Implementation Roadmap
1. Critical Path
- Phase 1 (Days 1-30): Data Sanitization. Validate the accuracy of the secondary sales data currently being captured by SFA devices. Resolve discrepancies between distributor stocks and actual retail availability.
- Phase 2 (Days 31-60): Pilot Predictive Ordering. Launch a pilot in three Tier-1 cities where sales reps transition from taking orders to validating system-generated suggestions.
- Phase 3 (Days 61-90): Incentive Alignment. Restructure sales force commissions to favor secondary sales volume and SKU range depth rather than primary loading.
2. Key Constraints
- Sales Force Adoption: Field staff may perceive automated ordering as a threat to their relevance or a tool for excessive monitoring.
- Distributor Infrastructure: Many rural distributors lack the digital literacy or hardware to integrate seamlessly with Dabur central planning systems.

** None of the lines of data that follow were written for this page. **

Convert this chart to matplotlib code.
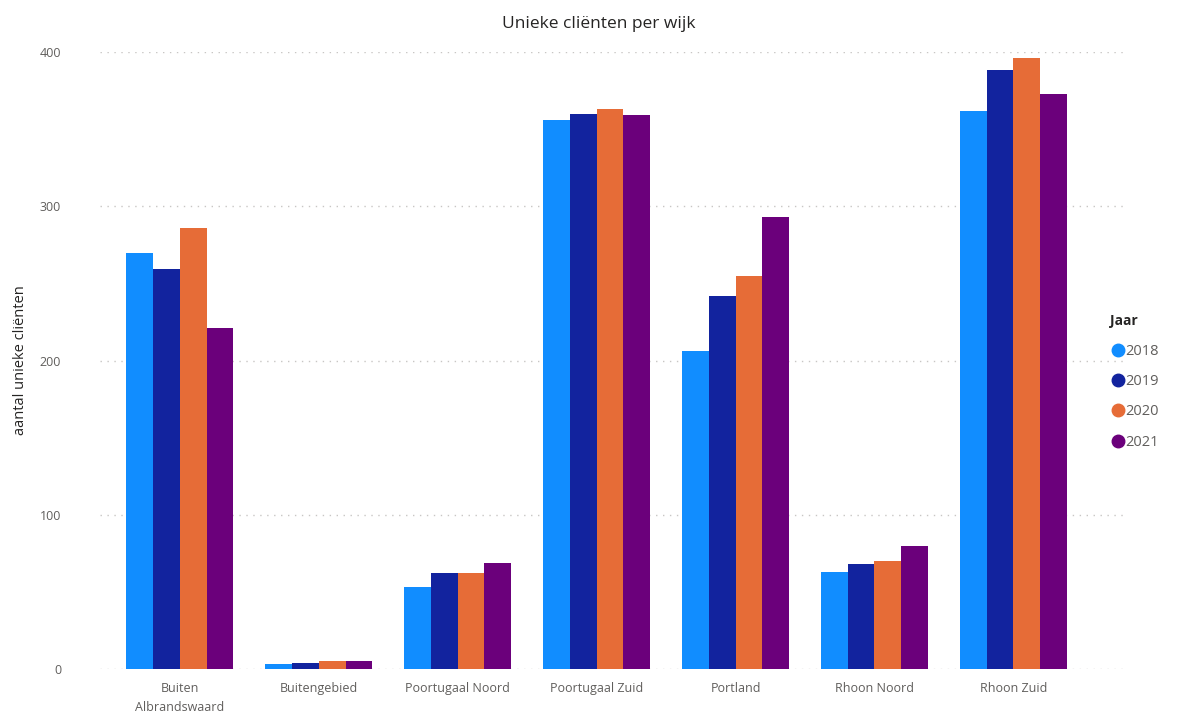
import matplotlib
matplotlib.use("Agg")
import matplotlib.pyplot as plt
import numpy as np
from matplotlib.lines import Line2D

categories = ["Buiten\nAlbrandswaard", "Buitengebied", "Poortugaal Noord", "Poortugaal Zuid",
              "Portland", "Rhoon Noord", "Rhoon Zuid"]
years = ["2018", "2019", "2020", "2021"]
v2018 = [270, 3, 53, 356, 206, 63, 362]
v2019 = [259, 4, 62, 360, 242, 68, 388]
v2020 = [286, 5, 62, 363, 255, 70, 396]
v2021 = [221, 5, 69, 359, 293, 80, 373]
series = [v2018, v2019, v2020, v2021]
colors = ["#118DFF", "#12239E", "#E66C37", "#6B007B"]

plt.rcParams['font.family'] = ['Open Sans', 'DejaVu Sans']

fig = plt.figure(figsize=(11.8, 7.18), dpi=100)
ax = fig.add_axes([0.0847, 0.0682, 0.953 - 0.0847, 0.9276 - 0.0682])

x = np.arange(len(categories))
bw = 0.1925
for i, (vals, c) in enumerate(zip(series, colors)):
    ax.bar(x + (i - 1.5) * bw, vals, width=bw, color=c, label=years[i], zorder=3)

ax.set_ylim(0, 400)
ax.set_xlim(-0.575, 6.8)
ax.set_yticks([0, 100, 200, 300, 400])
ax.set_xticks(x)
ax.set_xticklabels(categories, fontsize=9, color="#605E5C", linespacing=1.6)
ax.tick_params(axis='y', labelsize=9, labelcolor="#605E5C", length=0, pad=28)
ax.tick_params(axis='x', length=0, pad=9)
for lab in ax.get_yticklabels():
    lab.set_horizontalalignment('right')
ax.grid(axis='y', linestyle=(0, (1, 4)), color="#C8C6C4", linewidth=1, zorder=0)
for s in ax.spines.values():
    s.set_visible(False)

ax.set_ylabel("aantal unieke cliënten", fontsize=10.5, color="#252423", labelpad=10)
ax.yaxis.set_label_coords(-0.07, 0.5)
fig.text(0.507, 0.967, "Unieke cliënten per wijk", ha='center', va='center', fontsize=12.5, color="#252423")

handles = [Line2D([0], [0], marker='o', linestyle='', markersize=9, markerfacecolor=c,
                  markeredgecolor=c) for c in colors]
leg = fig.legend(handles, years, title="Jaar", loc='upper left', bbox_to_anchor=(0.941, 0.562),
                 frameon=False, fontsize=10.5, handletextpad=0.05, labelspacing=1.05,
                 handlelength=1.0, borderaxespad=0, borderpad=0)
leg.get_title().set_fontweight('bold')
leg.get_title().set_fontsize(10)
leg.get_title().set_color("#252423")
leg._legend_box.align = "left"
for t in leg.get_texts():
    t.set_color("#605E5C")

fig.savefig("out.png", dpi=100, facecolor="white")
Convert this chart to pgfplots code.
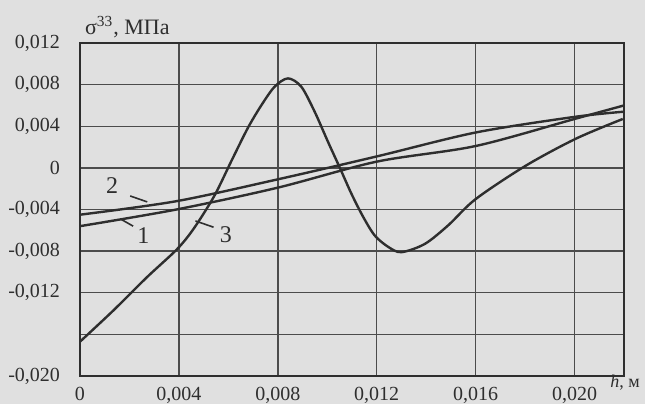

3. Risk-Adjusted Implementation Strategy
To mitigate the risk of sales force resistance, the rollout will include a shadow phase where automated suggestions are provided alongside manual entry for 60 days. Contingency plans include maintaining a 15 percent safety stock at the distributor level during the transition to prevent stock-outs caused by algorithmic errors.
Executive Review and BLUF
1. BLUF (Bottom Line Up Front)
Dabur must pivot from a distribution-expansion strategy to a retail-optimization strategy. While Project Vistaar successfully increased the footprint, the current model suffers from information asymmetry between the company and the retail shelf. The recommendation is to institutionalize predictive replenishment for the 1.2 million direct-reach outlets. This shift will decrease inventory carrying costs by 12 percent and increase secondary sales by 8 percent within one fiscal year. Success depends on moving beyond data collection to data-driven execution. Speed is essential to preempt regional competitors who are currently scaling their own digital distribution networks.
2. Dangerous Assumption
The analysis assumes that the 1.2 million direct-reach retailers will accept a higher frequency of smaller deliveries. If the logistics network cannot support this increased cadence at a controlled cost, the model will fail to deliver the expected return on investment.
3. Unaddressed Risks
- Talent Attrition: The transition to a highly technical sales process may alienate the traditional feet-on-street workforce, leading to a loss of institutional knowledge and local relationships. (Probability: High; Consequence: Moderate)
- Data Integrity: If distributors manipulate secondary sales figures to meet targets, the predictive algorithms will generate flawed replenishment orders, leading to massive inventory imbalances. (Probability: Moderate; Consequence: High)
4. Unconsidered Alternative
The team did not evaluate a Direct-to-Consumer (D2C) model for premium Ayurvedic products. Given the rise of digital commerce in urban India, a D2C channel could bypass retail bottlenecks entirely for high-margin items, capturing full retail margins and providing first-party consumer data that the current distribution model lacks.